The screenwriter’s own comments have come back to light where he admitted to his early addictions.

Back in 2016, Reiner told the Dopey podcast that, “I went to a wilderness program in Utah. It was called Second Nature, and I met a kid there from LA and, at the time, he was kind of a hardcore Venice kid.”

(L-R) Rob Reiner and Nick Reiner attend “Being Charlie” AOL Studios In New York on May 4, 2016 in New York City. (Adela Loconte/WireImage)

“I met him when I was 16 and then, I was 18, I was in a sober living [facility], and I call him up because I knew he was really into heroin at the time,” he continued.

“The point of the story is that the seed of heroin got planted by the first time I was ever in rehab and the person I got it from was a guy that I met in rehab like three years down the line,” Reiner said, adding, “For all the negative that I think it did to me, it also exposed me to a larger demographic of people.”

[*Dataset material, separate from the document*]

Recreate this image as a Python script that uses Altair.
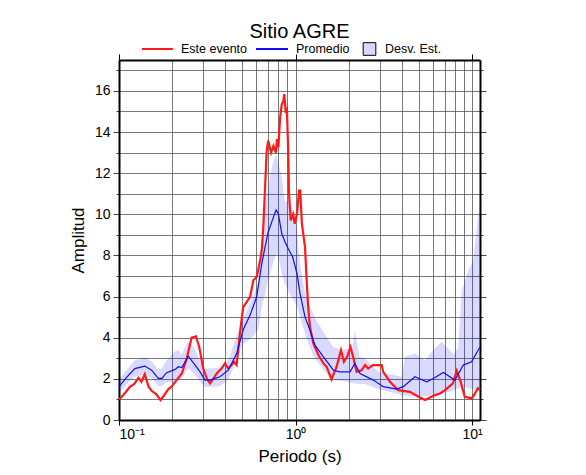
import altair as alt
import pandas as pd

# ---- data ----
red_T = [0.100, 0.108, 0.115, 0.122, 0.129, 0.134, 0.140, 0.147, 0.153, 0.163, 0.172, 0.180,
         0.190, 0.200, 0.212, 0.227, 0.242, 0.258, 0.273, 0.285, 0.300, 0.315, 0.328, 0.342,
         0.358, 0.381, 0.398, 0.416, 0.434, 0.448, 0.464, 0.484, 0.505, 0.529, 0.553, 0.577,
         0.603, 0.630, 0.644, 0.657, 0.687, 0.700, 0.727, 0.750, 0.774, 0.785, 0.800, 0.818,
         0.836, 0.853, 0.864, 0.879, 0.894, 0.908, 0.919, 0.940, 0.970, 0.990, 1.020, 1.047,
         1.063, 1.087, 1.132, 1.157, 1.180, 1.208, 1.262, 1.350, 1.440, 1.500, 1.600, 1.710,
         1.810, 1.880, 1.960, 2.050, 2.120, 2.220, 2.370, 2.480, 2.580, 2.750, 3.080, 3.140,
         3.430, 3.820, 4.450, 4.980, 5.420, 6.170, 6.590, 7.030, 7.800, 8.190, 8.600, 9.100,
         9.980, 10.40, 10.80, 11.10]
red_A = [1.00, 1.30, 1.60, 1.75, 2.05, 1.86, 2.23, 1.62, 1.42, 1.25, 0.97, 1.20,
         1.49, 1.65, 1.94, 2.26, 2.99, 4.01, 4.07, 3.55, 2.50, 2.00, 1.78, 2.00,
         2.26, 2.50, 2.75, 2.50, 2.67, 2.83, 2.67, 4.20, 5.49, 5.74, 5.98, 6.79,
         6.95, 7.76, 8.24, 9.37, 13.09, 13.58, 13.00, 13.33, 13.00, 13.66, 13.25, 14.70,
         15.35, 15.50, 15.84, 15.03, 15.11, 13.25, 11.00, 9.70, 10.00, 9.54, 10.00, 11.15,
         11.15, 9.54, 8.40, 6.79, 5.49, 4.52, 3.72, 3.15, 2.75, 2.59, 1.97, 2.59,
         3.39, 2.83, 3.07, 3.55, 3.07, 2.34, 2.42, 2.67, 2.50, 2.67, 2.67, 2.34,
         1.86, 1.45, 1.37, 1.13, 0.97, 1.21, 1.29, 1.45, 1.78, 2.39, 1.90, 1.13,
         1.05, 1.29, 1.54, 1.45]

blue_T = [0.100, 0.111, 0.123, 0.140, 0.153, 0.167, 0.175, 0.186, 0.208, 0.217, 0.227, 0.247,
          0.270, 0.288, 0.307, 0.328, 0.373, 0.416, 0.464, 0.506, 0.553, 0.603, 0.644, 0.672,
          0.700, 0.750, 0.776, 0.800, 0.836, 0.872, 0.910, 0.964, 1.020, 1.061, 1.132, 1.208,
          1.289, 1.438, 1.535, 1.637, 1.787, 2.036, 2.170, 2.320, 2.760, 3.140, 3.740, 4.080,
          4.750, 5.540, 6.040, 6.880, 8.000, 8.930, 9.940, 11.10]
blue_A = [1.62, 2.10, 2.50, 2.62, 2.42, 2.02, 2.02, 2.30, 2.46, 2.59, 2.55, 3.10,
          2.67, 2.34, 1.94, 1.94, 2.10, 2.42, 3.23, 4.40, 5.10, 6.00, 7.60, 8.40,
          9.13, 9.86, 10.21, 10.02, 9.05, 8.65, 8.32, 7.92, 7.11, 6.14, 5.01, 4.36,
          3.64, 3.07, 2.75, 2.42, 2.34, 2.34, 2.75, 2.26, 1.94, 1.62, 1.50, 1.62,
          2.10, 1.86, 2.02, 2.31, 1.94, 2.67, 2.83, 3.55]

band_T = [0.100, 0.111, 0.123, 0.140, 0.153, 0.167, 0.175, 0.186, 0.208, 0.217, 0.227, 0.247,
          0.270, 0.288, 0.307, 0.328, 0.373, 0.416, 0.464, 0.506, 0.565, 0.616, 0.644, 0.672,
          0.700, 0.750, 0.776, 0.800, 0.836, 0.872, 0.931, 1.020, 1.061, 1.132, 1.208, 1.310,
          1.500, 1.640, 1.830, 2.100, 2.170, 2.300, 2.480, 2.950, 3.660, 3.990, 4.170, 4.760,
          5.420, 6.170, 6.730, 7.500, 7.900, 8.360, 8.750, 9.530, 10.17, 10.60, 11.10]
band_lo = [1.30, 1.75, 2.10, 2.20, 2.00, 1.65, 1.65, 1.85, 1.85, 1.95, 2.00, 2.50,
           2.20, 1.85, 1.60, 1.60, 1.65, 1.95, 2.90, 3.70, 4.00, 4.40, 5.50, 6.10,
           6.80, 7.70, 8.10, 8.00, 7.10, 6.60, 6.10, 5.50, 5.00, 4.20, 3.50, 2.91,
           2.26, 1.94, 1.90, 1.80, 1.78, 1.75, 1.75, 1.50, 1.30, 1.22, 1.20, 1.13,
           1.15, 1.20, 1.30, 1.37, 1.45, 1.55, 1.62, 1.55, 1.50, 1.45, 1.45]
band_hi = [2.00, 2.45, 2.90, 3.05, 2.85, 2.45, 2.50, 2.90, 3.35, 3.40, 3.20, 3.85,
           3.40, 2.90, 2.50, 2.50, 2.55, 2.90, 4.10, 4.90, 5.90, 6.70, 9.00, 10.2,
           11.4, 12.6, 12.9, 12.5, 11.8, 10.6, 10.67, 9.20, 7.60, 6.20, 5.50, 4.85,
           4.04, 3.55, 3.40, 3.50, 4.40, 3.07, 2.99, 2.34, 2.18, 2.10, 3.07, 3.23,
           2.91, 3.50, 3.80, 3.39, 3.20, 3.55, 6.30, 7.27, 7.76, 9.20, 10.67]

x_grid = [0.1, 0.2, 0.3, 0.4, 0.5, 0.6, 0.7, 0.8, 0.9, 1, 2, 3, 4, 5, 6, 7, 8, 9, 10]
x_decades = [0.1, 1, 10]
y_ticks = list(range(0, 18))

title_text = "Sitio AGRE"
x_title = "Periodo (s)"
y_title = "Amplitud"
legend_names = ["Este evento", "Promedio", "Desv. Est."]

red_df = pd.DataFrame({"T": red_T, "A": red_A})
blue_df = pd.DataFrame({"T": blue_T, "A": blue_A})
band_df = pd.DataFrame({"T": band_T, "lo": band_lo, "hi": band_hi})
one = pd.DataFrame({"k": [0]})

FONT = "Liberation Sans"
RED = "#ff1a1a"
BLUE = "#1010ee"

xs = alt.Scale(type="log", domain=[0.1, 11.1], nice=False)
ys = alt.Scale(domain=[0, 17.5], nice=False, zero=False)

dec_test = "abs(datum.value - 0.1) < 1e-6 || abs(datum.value - 1) < 1e-6 || abs(datum.value - 10) < 1e-6"
even_test = "datum.value % 2 == 0"

x_axis = alt.Axis(
    values=x_grid, grid=True, gridColor="#555555", gridWidth=0.8,
    labelExpr="abs(datum.value - 0.1) < 1e-6 ? '10⁻¹' : abs(datum.value - 1) < 1e-6 ? '10⁰' : abs(datum.value - 10) < 1e-6 ? '10¹' : ''",
    labelOverlap=False, labelFont=FONT, labelFontSize=14, labelColor="black", labelPadding=2,
    tickColor="black", tickSize=5,
    tickOpacity={"condition": {"test": dec_test, "value": 1}, "value": 0},
    domainColor="black", domainWidth=2,
    title=x_title, titleFont=FONT, titleFontSize=17, titleFontWeight="normal",
    titleColor="black", titlePadding=7,
)
y_axis = alt.Axis(
    values=y_ticks, grid=True, gridColor="#555555", gridWidth=0.8,
    labelExpr="datum.value % 2 == 0 ? datum.value : ''",
    labelOverlap=False, labelFont=FONT, labelFontSize=14, labelColor="black", labelPadding=3,
    tickColor="#444444", tickSize={"condition": {"test": even_test, "value": 6}, "value": 3},
    domainColor="black", domainWidth=2,
    title=y_title, titleFont=FONT, titleFontSize=17, titleFontWeight="normal",
    titleColor="black", titlePadding=7,
)
x_top = alt.Axis(values=x_decades, orient="top", grid=False, labels=False, title=None,
                 tickColor="black", tickSize=6, domainColor="black", domainWidth=2)
y_right = alt.Axis(values=y_ticks, orient="right", grid=False, labels=False, title=None,
                   tickColor="#444444",
                   tickSize={"condition": {"test": even_test, "value": 6}, "value": 3},
                   domainColor="black", domainWidth=2)

band = alt.Chart(band_df).mark_area(color="#0000ff", opacity=0.15).encode(
    x=alt.X("T:Q", scale=xs, axis=x_axis),
    y=alt.Y("lo:Q", scale=ys, axis=y_axis),
    y2="hi:Q",
)
red = alt.Chart(red_df).mark_line(color=RED, strokeWidth=2.2).encode(
    x=alt.X("T:Q", scale=xs, axis=None), y=alt.Y("A:Q", scale=ys, axis=None))
blue = alt.Chart(blue_df).mark_line(color=BLUE, strokeWidth=1.2).encode(
    x=alt.X("T:Q", scale=xs, axis=None), y=alt.Y("A:Q", scale=ys, axis=None))

mirror = alt.Chart(blue_df).mark_point(opacity=0).encode(
    x=alt.X("T:Q", scale=xs, axis=x_top),
    y=alt.Y("A:Q", scale=ys, axis=y_right),
)

LY = -11
LFS = 12.5
leg_red = alt.Chart(one).mark_rule(color=RED, strokeWidth=2).encode(
    x=alt.value(23), x2=alt.value(54), y=alt.value(LY))
leg_blue = alt.Chart(one).mark_rule(color=BLUE, strokeWidth=2).encode(
    x=alt.value(137), x2=alt.value(169), y=alt.value(LY))
leg_box = alt.Chart(one).mark_square(size=160, fill="#d9d9ff", fillOpacity=1,
                                     stroke="black", strokeWidth=1).encode(
    x=alt.value(250.5), y=alt.value(LY))
leg_t1 = alt.Chart(one).mark_text(text=legend_names[0], align="left", baseline="middle",
                                  font=FONT, fontSize=LFS, color="black").encode(
    x=alt.value(62), y=alt.value(LY))
leg_t2 = alt.Chart(one).mark_text(text=legend_names[1], align="left", baseline="middle",
                                  font=FONT, fontSize=LFS, color="black").encode(
    x=alt.value(177), y=alt.value(LY))
leg_t3 = alt.Chart(one).mark_text(text=legend_names[2], align="left", baseline="middle",
                                  font=FONT, fontSize=LFS, color="black").encode(
    x=alt.value(266), y=alt.value(LY))

chart = alt.layer(
    band, red, blue, mirror, leg_red, leg_blue, leg_box, leg_t1, leg_t2, leg_t3
).resolve_axis(x="independent", y="independent").properties(
    width=361, height=360,
    title=alt.TitleParams(title_text, font=FONT, fontSize=20, fontWeight="normal",
                          color="black", anchor="middle", offset=3, dy=4),
    autosize=alt.AutoSizeParams(type="none"),
    padding={"left": 111, "top": 52, "right": 10, "bottom": 50},
).configure_view(stroke=None)

chart.save("out.html", embed_options={"renderer": "svg", "actions": False})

The rehab organization Reiner was sent to was founded in 1998 takes kids ages 13 to 17 out to a wilderness area to help them try and overcome their addictions.

Nick Reiner has been in and out of rehab more than a dozen times and was most recently undergoing treatment in a luxurious mental health facility in Los Angeles that cost the Reiner family $70,000 a month.

It has also been theorized that Reiner could use his father’s money to help pay his legal bills despite a California law that maintains that a suspect who “intentionally killed” someone can’t receive money from the victim’s estate, the Post added in an earlier report.